You can also start it from within the container or entrypoint, it shouldn't matter. Just make sure your container has the compute capability in NVIDIA_DRIVER_CAPABILITIES

cponder commented 3 years ago

It looks like I'm able to just start the MPS daemon from each process that I'm running, and its synchronization makes it only create one copy of the daemon per node. This way, for each process, the daemon is guaranteed to have been started before any MPI or GPU activity begins. The MPS developers indicate that this is (currently) the expected behavior. So I'm going to close this for now.

cponder commented 3 years ago

One thing to add -- I've toyed with scripts that start the daemon in the "prolog" phase, but end up with random numbers of daemons per node. I'm not sure why that happens, but the app seems to run ok in spite of this. In my mind it would make sense to have a node-wise prolog, but per-task or per-job are the only ones available.

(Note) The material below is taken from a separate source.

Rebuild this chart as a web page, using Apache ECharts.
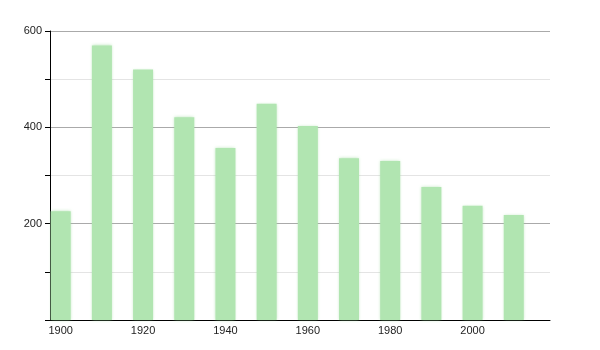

I could complain about these things to the SLURM developers, but likely they'd just direct me to use the MPS GRES instead.

cponder commented 3 years ago

And also, for the record, the GPUs on all the nodes can be put into exclusive-mode from inside the sbatch script

 srun -N $SLURM_JOB_NUM_NODES --ntasks-per-node 1 sudo nvidia-smi -c EXCLUSIVE_PROCESS

Note that (1) this hardware-setting is persistent, a subsequent command

 srun -N $SLURM_JOB_NUM_NODES --ntasks-per-node 1  nvidia-smi -q -d COMPUTE

will show the setting. Note also (2) that the setting is not made from inside a container. Trying that showed a permission error

  2: pyxis: importing docker image ...
  2: Unable to set the compute mode for GPU 00000000:07:00.0: Insufficient Permissions
  2: Terminating early due to previous errors.
                   ...

that may just need some permission settings inside the container, but that's a moot point since it's easier just to run without it.